Этим утром, которое ничем не отличалось от множества утр в прежние годы, они подкатили в своем бесконечном черном роскошном лимузине, сущем катафалке, к отелю «Грин Бей», где неизменно проводили каждое лето. И вот он уже суетливо протягивает руку, чтобы помочь этому манекену, этому посыпанному пудрой и тальком ветхому мешку с костями, который только в дурном сне и в шутку можно величать «мамочкой».
— Осторожно, мамочка.
— Ты мне руку сломаешь!
— Прости, мамочка.
Из павильона возле озера я наблюдала, как он катил по дорожке инвалидное кресло, а старуха в нем размахивая тростью, словно мушкетом, из которого она собиралась убить наповал богинь Судьбы или фурий, если те вдруг заступят им путь.
— Осторожно, ты опрокинешь меня на клумбу! Слава Богу, что у меня хватило ума в конце концов отказаться от поездки в Париж. Ты бы меня угробил в этих проклятых автомобильных пробках. Ты огорчен?
— Нет, мамочка.
— Мы увидим Париж в будущем году.
В будущем году. Ха, будущий год — это выдумка, никакого будущего года в природе не существует.
Я не сразу ловлю себя на том, что произнесла это вслух, больно вцепившись в подоконник.

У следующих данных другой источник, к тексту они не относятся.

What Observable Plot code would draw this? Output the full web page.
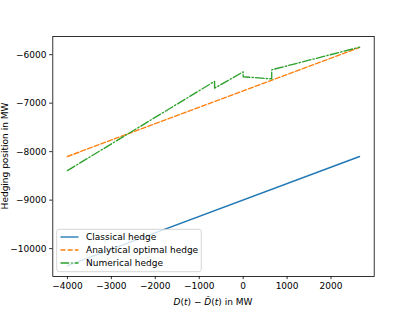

Почти семьдесят лет я слышу эти обещания — сперва мальчику, потом юноше-мальчику, потом мужчине-мальчику, а теперь вот этому седому насупленному жуку-богомолу с душой мальчика. Вот он катит кресло с вечно мерзнущей женщиной, закутанной в меха даже сейчас, посреди лета, — катит мимо тех веранд отеля, где некогда восседали знатные дамы, и бумажные веера в их руках трепетали, как пестрые крылья восточных бабочек.